Before she tried microblading, Henderson found the less permanent and also less pricey combination of eyebrow tinting and lamination to be successful. “When you do both, it’s like getting your hair blown out,” she says. “You already have the tools. This is just putting them together in a different way.”
Brow lamination is a growing trend in place of, or in addition to, microblading. The perm-like process produces a result of polished and slick eyebrows that help people achieve what’s called “Instagram eyebrow,” a very defined, almost block-like eyebrow shape that has gained popularity on the social media platform because of its photogenic qualities.

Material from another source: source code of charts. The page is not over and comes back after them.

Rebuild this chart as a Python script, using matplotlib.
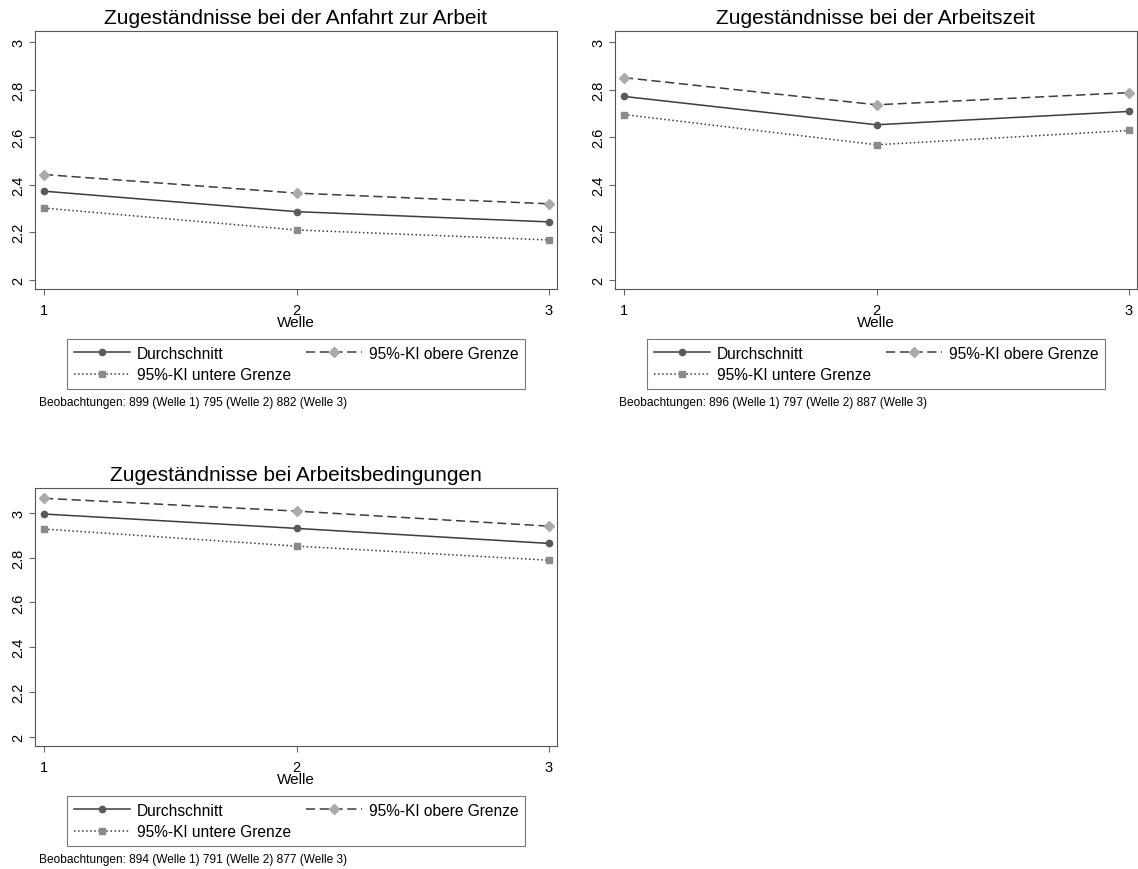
import matplotlib.pyplot as plt

plt.rcParams["font.family"] = ["Liberation Sans", "DejaVu Sans"]

wellen = [1, 2, 3]

titles = [
    "Zugeständnisse bei der Anfahrt zur Arbeit",
    "Zugeständnisse bei der Arbeitszeit",
    "Zugeständnisse bei Arbeitsbedingungen",
]
mean_vals = [
    [2.373, 2.287, 2.244],
    [2.771, 2.652, 2.708],
    [2.994, 2.930, 2.863],
]
upper_vals = [
    [2.443, 2.365, 2.320],
    [2.850, 2.736, 2.787],
    [3.064, 3.007, 2.940],
]
lower_vals = [
    [2.302, 2.210, 2.168],
    [2.695, 2.568, 2.628],
    [2.927, 2.851, 2.788],
]
notes = [
    "Beobachtungen: 899 (Welle 1) 795 (Welle 2) 882 (Welle 3)",
    "Beobachtungen: 896 (Welle 1) 797 (Welle 2) 887 (Welle 3)",
    "Beobachtungen: 894 (Welle 1) 791 (Welle 2) 877 (Welle 3)",
]
ylims = [(1.962, 3.046), (1.962, 3.046), (1.96, 3.11)]

W, H = 1138, 870
# axes boxes in pixels: left, top, right, bottom
boxes = [(35, 32, 557, 290), (615, 32, 1137, 290), (35, 489, 557, 747)]

fig = plt.figure(figsize=(W / 100, H / 100), dpi=100)

for i in range(3):
    l, t, r, b = boxes[i]
    h = b - t
    ax = fig.add_axes([l / W, 1 - b / H, (r - l) / W, h / H])

    ax.plot(wellen, mean_vals[i], "-", color="#3c3c3c", lw=1.1,
            marker="o", ms=4.5, mfc="#5a5a5a", mec="#5a5a5a", label="Durchschnitt")
    ax.plot(wellen, lower_vals[i], ":", color="#3c3c3c", lw=1.1,
            marker="s", ms=5, mfc="#8a8a8a", mec="#8a8a8a", label="95%-KI untere Grenze")
    ax.plot(wellen, upper_vals[i], "--", color="#3c3c3c", lw=1.1, dashes=(6, 3),
            marker="D", ms=5, mfc="#aaaaaa", mec="#aaaaaa", label="95%-KI obere Grenze")

    ax.set_xlim(0.964, 3.032)
    ax.set_ylim(*ylims[i])
    ax.set_xticks(wellen)
    ax.set_yticks([2, 2.2, 2.4, 2.6, 2.8, 3])
    ax.set_yticklabels(["2", "2.2", "2.4", "2.6", "2.8", "3"], rotation=90, va="center")
    ax.tick_params(labelsize=10.5, length=4, color="#666666", width=0.8)
    ax.tick_params(axis="x", pad=6)
    ax.tick_params(axis="y", pad=3)
    for s in ax.spines.values():
        s.set_color("#555555")
        s.set_linewidth(0.8)
    ax.set_xlabel("Welle", fontsize=11)
    ax.xaxis.label.set_va("center")
    ax.xaxis.set_label_coords(0.5, -33 / h)
    ax.set_title(titles[i], fontsize=15, pad=6)

    leg = ax.legend(
        loc="upper left",
        bbox_to_anchor=((l + 32) / W, 1 - (b + 50) / H, 458 / W, 0),
        bbox_transform=fig.transFigure,
        mode="expand",
        ncol=2,
        fontsize=11.2,
        handlelength=3.6,
        handletextpad=0.45,
        frameon=True,
        fancybox=False,
        borderaxespad=0,
        labelspacing=0.42,
        borderpad=0.42,
    )
    leg.get_frame().set_edgecolor("#555555")
    leg.get_frame().set_linewidth(0.8)

    fig.text((l + 4) / W, 1 - (b + 113) / H, notes[i], fontsize=8.6, va="center")

fig.savefig("out.png", dpi=100)
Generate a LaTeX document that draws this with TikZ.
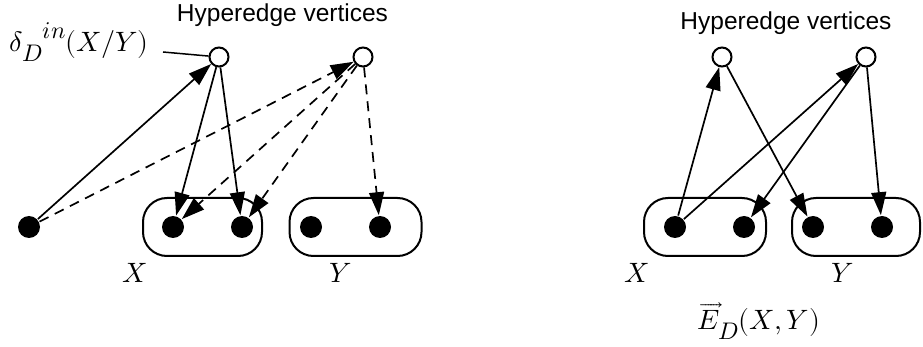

As the trend has started to move away from overly perfected eyebrows, beauty experts say they still use lamination on clients to create a fluffy and natural effect.
Eyebrow expert Giselle Soto, who has her own studio in West Hollywood, has been seeing more clients for brow lamination and says that just about everyone would be a good candidate for the procedure. The process costs $265 the first time and $250 thereafter and takes about an hour to complete.
“Brow lamination is like a perm for brows without harsh chemicals,” Soto says. “I use the length of actual hair to create thickness. It’s less of a commitment. It lasts six to eight weeks, and the brows are full and fluffy and don’t look fake. If you have holes and gaps, then brow lamination will make them stand out more. But I use baby hair to create a shadow in those areas where we want hair to grow.”
No matter how effortless the look, tiny the hair or small the surface area, the vast number of eyebrow experts seem to agree on one thing: symmetry and a polished look suits just about everyone’s face.
“Beauty is not perfection,” Soare says. “It’s the balance and harmony of the features, and eyebrows are an important part of that.”